Numa das suas primeiras alocuções públicas, para justificar a razão da escolha do nome de Leão XIV para o seu pontificado, Robert Francis Prevost afirmou: Hoje “a Igreja oferece a todos a riqueza da sua doutrina social para responder a outra revolução industrial e aos desenvolvimentos da Inteligência Artificial (IA), que trazem novos desafios para a defesa da dignidade humana, da justiça e do trabalho”. Com estas declarações, o Papa recolocou o tema do trabalho e da tecnologia no centro da agenda da Igreja, evocando, 130 anos depois, a publicação da encíclica ‘Rerum Novarum’ de Leão XIII, sobre a condição dos operários.
Calcula-se que entre 50 a 70 por cento dos postos de trabalho poderão desaparecer ou ser substituídos por outras formas de emprego, na próxima década, devido à IA. Um recente estudo da Fundação Francisco Manuel dos Santos estima que cerca de 29 por cento dos postos de trabalho em Portugal estão, a breve prazo, em risco de extinção. Bill Gates, fundador da Microsoft, uma das maiores companhias de computadores e de informática do mundo, numa das suas muitas referências à IA, considera que nos preparamos para enfrentar uma transformação não apenas nas formas de trabalho como do próprio sistema capitalista. Nas sociedades em que o trabalho escasseia, estas não têm de ser necessariamente más notícias. Porém, o desenvolvimento da IA ameaça não apenas substituir o trabalho como mudar a sua forma de ser e de pensar, determinando a sua autonomia e, talvez nalguns casos, a sua natureza. As consequências das mudanças em curso no trabalho podem ajudar-nos a pensar o que está em causa. Com efeito, o trabalho esteve sempre presente nas revoluções técnicas, económicas, sociais e políticas da história da humanidade.

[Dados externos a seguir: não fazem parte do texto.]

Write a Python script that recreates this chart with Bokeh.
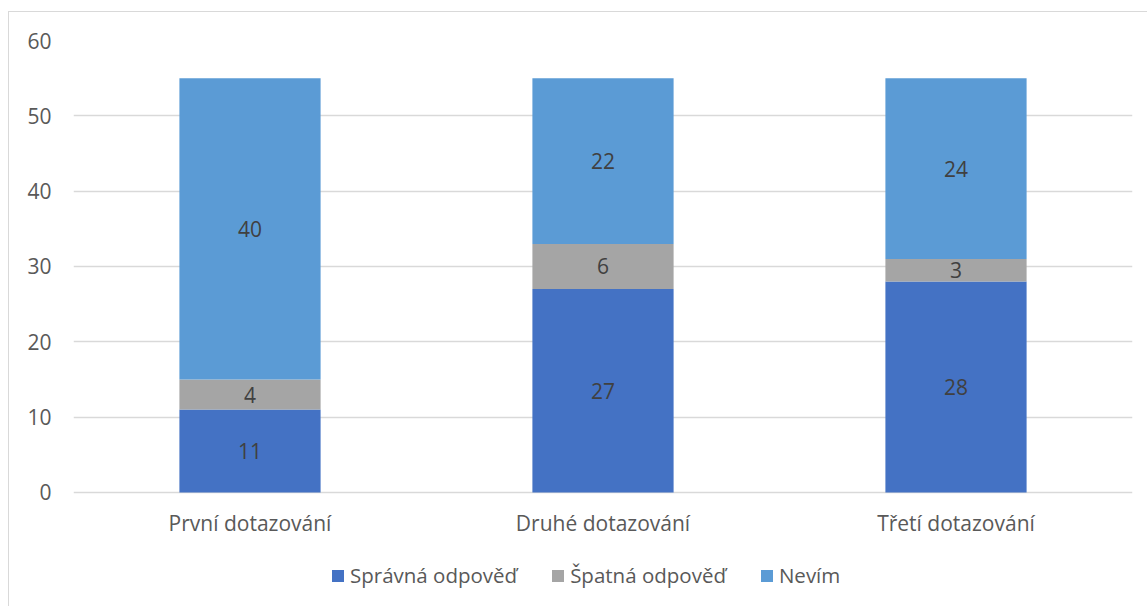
from bokeh.plotting import figure
from bokeh.models import ColumnDataSource, Legend, LegendItem, FactorRange, FixedTicker
from bokeh.core.properties import value
from bokeh.embed import file_html
from bokeh.resources import INLINE

categories = ["První dotazování", "Druhé dotazování", "Třetí dotazování"]
series_names = ["Správná odpověď", "Špatná odpověď", "Nevím"]
spravna = [11, 27, 28]
spatna = [4, 6, 3]
nevim = [40, 22, 24]
y_ticks = [0, 10, 20, 30, 40, 50, 60]
colors = ["#4472C4", "#A5A5A5", "#5B9BD5"]

FONT = "Open Sans"
FS = "21px"

src = ColumnDataSource(dict(cat=categories, s0=spravna, s1=spatna, s2=nevim))

# frame extends below zero so the legend and category labels can live inside it
p = figure(x_range=FactorRange(*categories, range_padding=0), y_range=(-15.27, 60),
           width=1139, height=595, output_backend="svg", toolbar_location=None,
           min_border_left=64, min_border_right=16, min_border_top=28, min_border_bottom=0)
p.styles = {"border-top": "1px solid #d9d9d9", "border-left": "1px solid #d9d9d9",
            "margin-top": "11px", "margin-left": "8px"}

renderers = p.vbar_stack(["s0", "s1", "s2"], x="cat", width=0.4, color=colors, source=src, line_color=None)

# data labels
lab_x, lab_y, lab_t = [], [], []
for i, c in enumerate(categories):
    base = 0
    for vals in (spravna, spatna, nevim):
        v = vals[i]
        lab_x.append(c)
        lab_y.append(base + v / 2)
        lab_t.append(str(v))
        base += v
p.text(x=lab_x, y=lab_y, text=lab_t, text_align="center", text_baseline="middle",
       text_font=value(FONT), text_font_size=FS, text_color="#404040")

# category labels (x axis)
p.text(x=categories, y=[0] * len(categories), text=categories, y_offset=31,
       text_align="center", text_baseline="middle",
       text_font=value(FONT), text_font_size=FS, text_color="#595959")

p.outline_line_color = None
p.background_fill_color = "white"
p.border_fill_color = "white"

p.xaxis.visible = False
p.xgrid.grid_line_color = None
p.ygrid.grid_line_color = "#d9d9d9"
p.ygrid.grid_line_width = 1.5
p.yaxis.ticker = FixedTicker(ticks=y_ticks)
p.yaxis.axis_line_color = None
p.yaxis.major_tick_line_color = None
p.yaxis.minor_tick_line_color = None
p.yaxis.major_tick_out = 0
p.yaxis.major_label_standoff = 22
p.yaxis.major_label_text_font = FONT
p.yaxis.major_label_text_font_size = FS
p.yaxis.major_label_text_color = "#595959"

legend = Legend(items=[LegendItem(label=n, renderers=[r]) for n, r in zip(series_names, renderers)],
                orientation="horizontal", location=(257, 18), border_line_color=None,
                glyph_width=15, glyph_height=15, label_standoff=5, spacing=33,
                label_text_font=FONT, label_text_font_size="20.5px", label_text_color="#595959",
                margin=0, padding=0, background_fill_alpha=0)
p.add_layout(legend)

open("out.html", "w").write(file_html(p, INLINE))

Que pessoas, que sociedade?
Percebendo o impacto que as condições do trabalho estavam a ter no seu tempo, Leão XIII escreveu a encíclica
‘Rerum Novarum’, em 1891, numa altura de plena convulsão social gerada pela primeira grande crise da Revolução Industrial. Mais recentemente, no seu ciclo de catequeses que dedicou a São José, o Papa Francisco recordou a importância do emprego para a dignidade das pessoas e para a sua realização e reconhecimento sociais. Se o desemprego tem consequências incontornáveis na economia, ele não tem efeitos menos devastadores nas pessoas, ao ponto de muitas se sentirem esmagadas “por um fardo insuportável” e “perderem toda a esperança e desejo de vida” – recordou o Papa Francisco.
A humanidade enfrenta, pois, incontornáveis desafios com o desenvolvimento da IA. A curto prazo vai ter de pensar em novos modelos de redistribuição de riqueza, num contexto em que o trabalho é substituído pelas máquinas. Numa humanidade habituada a perceber a realização de cada ser humano a partir da sua relação com o trabalho, será também necessário repensar a dignidade dos sujeitos num contexto de ócio. Finalmente, a presença e a convivência das máquinas em processos determinantes de formação e educação dos indivíduos não deixará de levantar a questão sobre os valores, a autodeterminação e a natureza do ser humano.